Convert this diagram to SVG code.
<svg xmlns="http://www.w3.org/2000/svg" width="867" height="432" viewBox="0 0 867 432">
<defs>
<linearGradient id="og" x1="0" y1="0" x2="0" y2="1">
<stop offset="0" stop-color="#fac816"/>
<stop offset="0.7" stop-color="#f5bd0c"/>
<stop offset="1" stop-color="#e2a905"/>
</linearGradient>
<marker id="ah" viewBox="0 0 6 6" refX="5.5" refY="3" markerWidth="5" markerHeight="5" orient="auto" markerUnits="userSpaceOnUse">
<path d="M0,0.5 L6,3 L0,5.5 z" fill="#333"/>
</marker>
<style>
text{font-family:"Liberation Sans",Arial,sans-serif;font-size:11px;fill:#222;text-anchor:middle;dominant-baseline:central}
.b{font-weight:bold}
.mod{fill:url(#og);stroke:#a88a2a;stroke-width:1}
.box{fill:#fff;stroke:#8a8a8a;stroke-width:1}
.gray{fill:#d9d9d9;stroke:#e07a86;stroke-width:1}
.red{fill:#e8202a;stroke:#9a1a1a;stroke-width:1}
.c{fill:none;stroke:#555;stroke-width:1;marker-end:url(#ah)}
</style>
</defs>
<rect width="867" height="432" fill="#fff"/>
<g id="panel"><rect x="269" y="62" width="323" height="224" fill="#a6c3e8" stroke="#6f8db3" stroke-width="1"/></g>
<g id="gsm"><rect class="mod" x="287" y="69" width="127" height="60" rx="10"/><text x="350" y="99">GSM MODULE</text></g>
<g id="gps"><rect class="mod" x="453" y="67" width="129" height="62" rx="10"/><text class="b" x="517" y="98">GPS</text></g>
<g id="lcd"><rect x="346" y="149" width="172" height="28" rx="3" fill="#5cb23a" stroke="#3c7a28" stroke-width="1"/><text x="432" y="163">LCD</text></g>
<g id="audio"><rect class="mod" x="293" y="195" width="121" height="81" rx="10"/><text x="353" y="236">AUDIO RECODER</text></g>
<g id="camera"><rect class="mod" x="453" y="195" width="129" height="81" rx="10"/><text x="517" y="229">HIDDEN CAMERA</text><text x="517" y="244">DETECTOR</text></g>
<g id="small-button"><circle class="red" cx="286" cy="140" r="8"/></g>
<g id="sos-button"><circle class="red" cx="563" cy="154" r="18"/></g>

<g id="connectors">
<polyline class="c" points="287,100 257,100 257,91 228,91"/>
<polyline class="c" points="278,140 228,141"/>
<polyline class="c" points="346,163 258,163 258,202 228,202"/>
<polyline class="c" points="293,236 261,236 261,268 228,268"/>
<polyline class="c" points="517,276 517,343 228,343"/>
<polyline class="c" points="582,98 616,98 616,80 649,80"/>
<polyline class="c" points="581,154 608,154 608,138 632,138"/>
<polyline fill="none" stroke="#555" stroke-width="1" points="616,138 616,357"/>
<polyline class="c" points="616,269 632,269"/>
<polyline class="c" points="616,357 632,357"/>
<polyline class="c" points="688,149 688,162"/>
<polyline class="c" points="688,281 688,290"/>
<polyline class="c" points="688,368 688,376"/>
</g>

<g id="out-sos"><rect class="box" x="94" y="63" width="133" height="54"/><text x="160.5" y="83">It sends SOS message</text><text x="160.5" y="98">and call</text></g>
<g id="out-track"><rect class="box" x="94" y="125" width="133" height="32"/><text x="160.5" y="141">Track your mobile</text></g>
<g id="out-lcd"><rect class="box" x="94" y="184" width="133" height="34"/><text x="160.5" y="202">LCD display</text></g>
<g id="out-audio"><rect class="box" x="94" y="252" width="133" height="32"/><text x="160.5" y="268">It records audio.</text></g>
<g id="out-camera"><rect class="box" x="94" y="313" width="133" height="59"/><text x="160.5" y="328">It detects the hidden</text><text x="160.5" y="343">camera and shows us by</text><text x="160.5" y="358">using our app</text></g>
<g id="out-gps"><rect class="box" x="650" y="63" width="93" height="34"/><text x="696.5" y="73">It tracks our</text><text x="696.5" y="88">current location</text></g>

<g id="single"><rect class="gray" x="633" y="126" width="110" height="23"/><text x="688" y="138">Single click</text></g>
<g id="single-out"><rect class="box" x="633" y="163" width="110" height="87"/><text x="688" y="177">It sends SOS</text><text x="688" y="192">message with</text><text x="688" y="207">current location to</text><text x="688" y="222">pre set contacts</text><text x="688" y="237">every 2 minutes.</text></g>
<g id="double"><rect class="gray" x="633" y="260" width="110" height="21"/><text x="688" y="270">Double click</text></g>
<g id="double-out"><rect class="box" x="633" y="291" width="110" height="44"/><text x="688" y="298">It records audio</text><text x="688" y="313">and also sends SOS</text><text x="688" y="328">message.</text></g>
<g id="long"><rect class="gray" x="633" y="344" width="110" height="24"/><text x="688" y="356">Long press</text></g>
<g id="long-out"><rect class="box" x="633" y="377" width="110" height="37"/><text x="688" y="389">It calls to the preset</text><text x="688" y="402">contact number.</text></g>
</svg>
————————
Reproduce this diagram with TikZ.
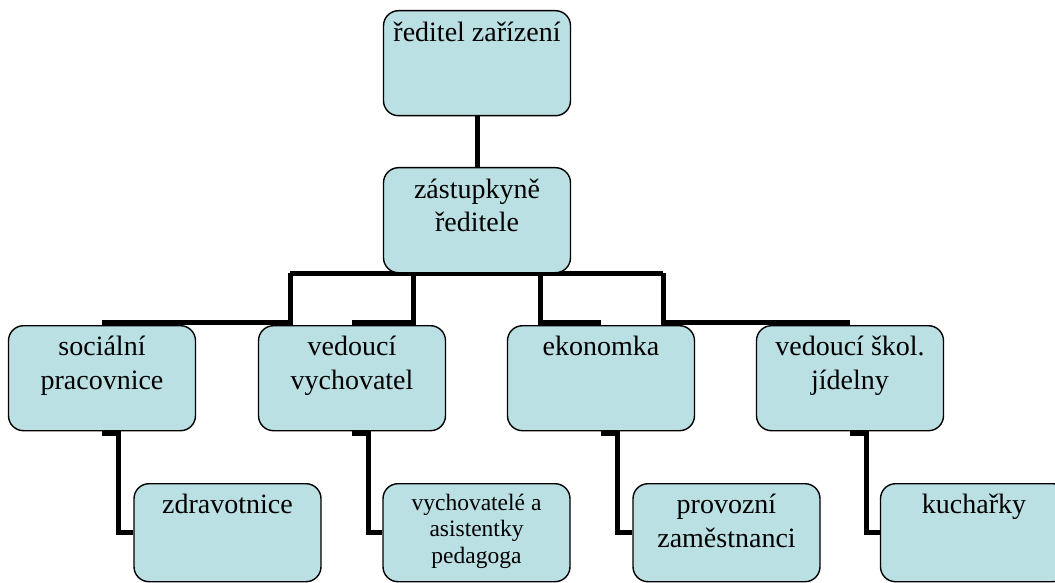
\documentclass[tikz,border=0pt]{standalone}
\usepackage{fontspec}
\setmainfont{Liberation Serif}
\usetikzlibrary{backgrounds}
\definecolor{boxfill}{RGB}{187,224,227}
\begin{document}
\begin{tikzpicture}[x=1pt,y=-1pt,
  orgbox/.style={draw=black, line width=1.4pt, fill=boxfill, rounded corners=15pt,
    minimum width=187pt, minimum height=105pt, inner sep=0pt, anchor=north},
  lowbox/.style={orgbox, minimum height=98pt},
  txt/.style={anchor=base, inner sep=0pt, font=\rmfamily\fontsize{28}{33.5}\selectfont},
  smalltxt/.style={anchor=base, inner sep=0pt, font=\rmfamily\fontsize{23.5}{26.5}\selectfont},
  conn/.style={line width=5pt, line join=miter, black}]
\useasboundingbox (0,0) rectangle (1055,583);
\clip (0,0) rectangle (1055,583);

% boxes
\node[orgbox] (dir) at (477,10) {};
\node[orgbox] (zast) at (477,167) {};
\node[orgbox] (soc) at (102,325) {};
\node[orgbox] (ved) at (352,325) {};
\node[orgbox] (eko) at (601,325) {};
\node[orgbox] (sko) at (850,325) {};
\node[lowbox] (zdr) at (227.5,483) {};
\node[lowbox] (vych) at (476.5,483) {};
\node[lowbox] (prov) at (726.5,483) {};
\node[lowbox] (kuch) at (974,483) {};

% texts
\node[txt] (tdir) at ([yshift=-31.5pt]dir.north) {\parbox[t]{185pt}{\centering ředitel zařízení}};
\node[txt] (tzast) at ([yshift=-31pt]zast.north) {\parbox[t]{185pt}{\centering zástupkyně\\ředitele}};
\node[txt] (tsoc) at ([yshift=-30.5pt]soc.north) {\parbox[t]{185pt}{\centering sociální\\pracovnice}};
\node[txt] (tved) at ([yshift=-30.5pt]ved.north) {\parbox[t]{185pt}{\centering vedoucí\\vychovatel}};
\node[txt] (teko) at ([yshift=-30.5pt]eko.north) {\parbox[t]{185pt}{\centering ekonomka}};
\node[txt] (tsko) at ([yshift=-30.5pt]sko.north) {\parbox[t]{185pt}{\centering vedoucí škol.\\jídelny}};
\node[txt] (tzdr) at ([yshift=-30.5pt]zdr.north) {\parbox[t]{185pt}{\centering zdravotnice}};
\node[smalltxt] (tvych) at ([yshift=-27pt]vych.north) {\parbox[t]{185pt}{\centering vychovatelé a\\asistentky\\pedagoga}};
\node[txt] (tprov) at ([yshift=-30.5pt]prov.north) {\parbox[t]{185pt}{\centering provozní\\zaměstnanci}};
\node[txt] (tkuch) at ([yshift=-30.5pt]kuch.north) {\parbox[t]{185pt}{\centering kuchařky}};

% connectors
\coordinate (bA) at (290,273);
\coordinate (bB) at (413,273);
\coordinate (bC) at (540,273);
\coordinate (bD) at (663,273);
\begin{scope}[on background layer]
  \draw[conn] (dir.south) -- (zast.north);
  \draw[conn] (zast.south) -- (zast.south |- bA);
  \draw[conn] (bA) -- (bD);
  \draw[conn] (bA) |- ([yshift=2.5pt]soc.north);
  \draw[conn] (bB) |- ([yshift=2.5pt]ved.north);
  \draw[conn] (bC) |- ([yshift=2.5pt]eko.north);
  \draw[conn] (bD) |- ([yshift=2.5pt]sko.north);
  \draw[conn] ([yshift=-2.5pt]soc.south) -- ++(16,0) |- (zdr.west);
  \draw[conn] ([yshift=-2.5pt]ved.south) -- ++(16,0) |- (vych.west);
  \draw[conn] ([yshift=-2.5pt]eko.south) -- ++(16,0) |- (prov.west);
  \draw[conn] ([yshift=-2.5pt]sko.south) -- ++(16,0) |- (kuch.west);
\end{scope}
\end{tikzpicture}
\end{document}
————————
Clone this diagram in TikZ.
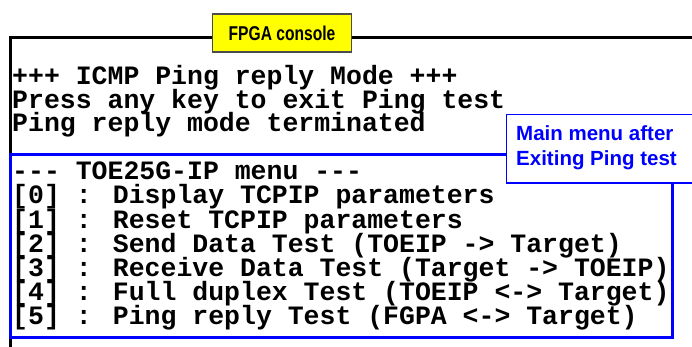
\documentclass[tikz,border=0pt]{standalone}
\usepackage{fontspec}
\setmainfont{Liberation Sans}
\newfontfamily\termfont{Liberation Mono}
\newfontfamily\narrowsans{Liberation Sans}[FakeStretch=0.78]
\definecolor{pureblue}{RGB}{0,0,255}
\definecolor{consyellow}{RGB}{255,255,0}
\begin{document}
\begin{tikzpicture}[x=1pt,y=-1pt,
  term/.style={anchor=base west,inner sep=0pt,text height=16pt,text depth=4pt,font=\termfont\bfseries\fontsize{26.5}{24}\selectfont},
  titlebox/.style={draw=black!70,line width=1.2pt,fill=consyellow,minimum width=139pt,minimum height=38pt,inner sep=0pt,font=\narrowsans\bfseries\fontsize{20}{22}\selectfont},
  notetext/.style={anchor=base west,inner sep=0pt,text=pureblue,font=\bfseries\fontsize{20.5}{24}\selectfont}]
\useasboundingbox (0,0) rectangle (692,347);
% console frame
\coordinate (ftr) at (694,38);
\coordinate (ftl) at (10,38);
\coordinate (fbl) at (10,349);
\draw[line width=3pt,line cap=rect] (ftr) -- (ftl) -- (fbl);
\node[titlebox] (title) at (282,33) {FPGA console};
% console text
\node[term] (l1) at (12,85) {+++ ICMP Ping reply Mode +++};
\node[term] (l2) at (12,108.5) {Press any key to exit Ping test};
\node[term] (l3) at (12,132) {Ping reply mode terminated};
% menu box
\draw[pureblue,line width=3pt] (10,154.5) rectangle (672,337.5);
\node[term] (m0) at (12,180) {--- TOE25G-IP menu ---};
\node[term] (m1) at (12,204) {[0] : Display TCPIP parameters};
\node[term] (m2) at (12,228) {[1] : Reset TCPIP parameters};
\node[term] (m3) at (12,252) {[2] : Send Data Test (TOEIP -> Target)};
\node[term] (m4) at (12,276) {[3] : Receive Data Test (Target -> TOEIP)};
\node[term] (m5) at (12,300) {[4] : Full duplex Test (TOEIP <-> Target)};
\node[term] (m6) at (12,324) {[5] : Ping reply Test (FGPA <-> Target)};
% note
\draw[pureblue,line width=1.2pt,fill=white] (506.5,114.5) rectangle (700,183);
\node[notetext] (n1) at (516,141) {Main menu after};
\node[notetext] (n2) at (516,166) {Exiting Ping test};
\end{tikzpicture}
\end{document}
————————
> _WHAT YOU WILL DO_
Each line in the entries above that includes the string "with" should be extracted.

> _THE RESPONSE_
<g id="single-out"><rect class="box" x="633" y="163" width="110" height="87"/><text x="688" y="177">It sends SOS</text><text x="688" y="192">message with</text><text x="688" y="207">current location to</text><text x="688" y="222">pre set contacts</text><text x="688" y="237">every 2 minutes.</text></g>
Reproduce this diagram with TikZ.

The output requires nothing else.